I want to show that $f(z) = \frac{1}{2}(\frac{z}{(1-z)^2}+\frac{z}{(1+z)^2})$ is not injective in the unit disk.
What I have done so far:
Simplify $f(z)$, $f(z) = \frac{z^3+z}{(z^2-1)^2}$
Setting $f(z) = f(w)$
$\frac{z^3+z}{(z^2-1)^2} = \frac{w^3+w}{(w^2-1)^2}$
$(z^3+z)(w^2-1)^2-(w^3+w)(z^2-1)^2=0$
Factor the expression to get: $(w-z)(zw-1)((zw+1)^2+(z+w)^2) = 0$
So I really need to show there is a pair of $z, w \in \mathbb{D}$ that satisfies $(zw+1)^2+(z+w)^2= 0$. I have trouble proceed from here. In addition, is there an easier way to do this? I thought of Rouche's Theorem but didn't get anything meaningful.

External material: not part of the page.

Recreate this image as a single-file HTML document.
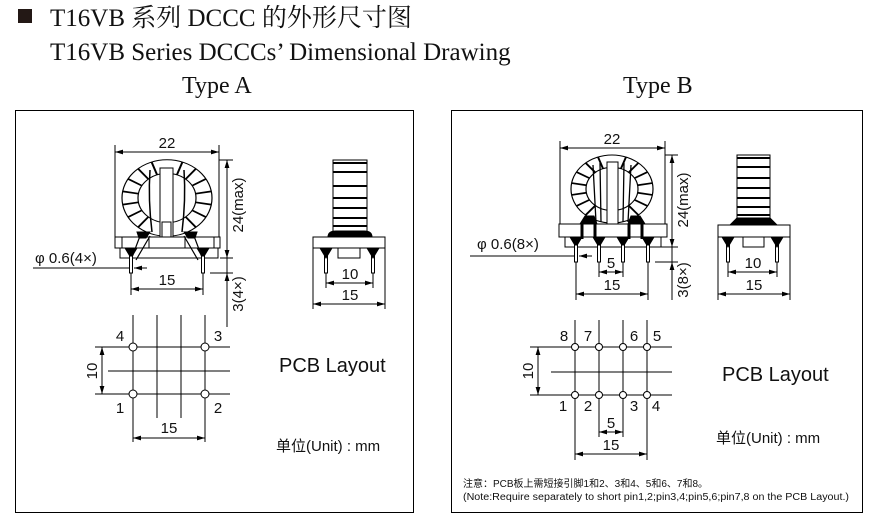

You could try the obvious route. $(zw + 1)^2 = -(z+w)^2$ is implied by $zw+1 = i(z+w)$, so collecting coefficients it would suffice for $z(w-i) - iw + 1 = 0$ or
$$z = \frac{iw - 1}{w - i} = i \left(\frac{w + i}{w - i}\right).$$
Try $w = it$ to obtain
$$z = i\left(\frac{t + 1}{t - 1}\right)$$
and for $-1 < t < 0$ we have $|z|< 1$.
Explicitly, you can pick $w = -i/2$ and $z = -i/3$. We have $f(z) = f(w) = -12i/50$.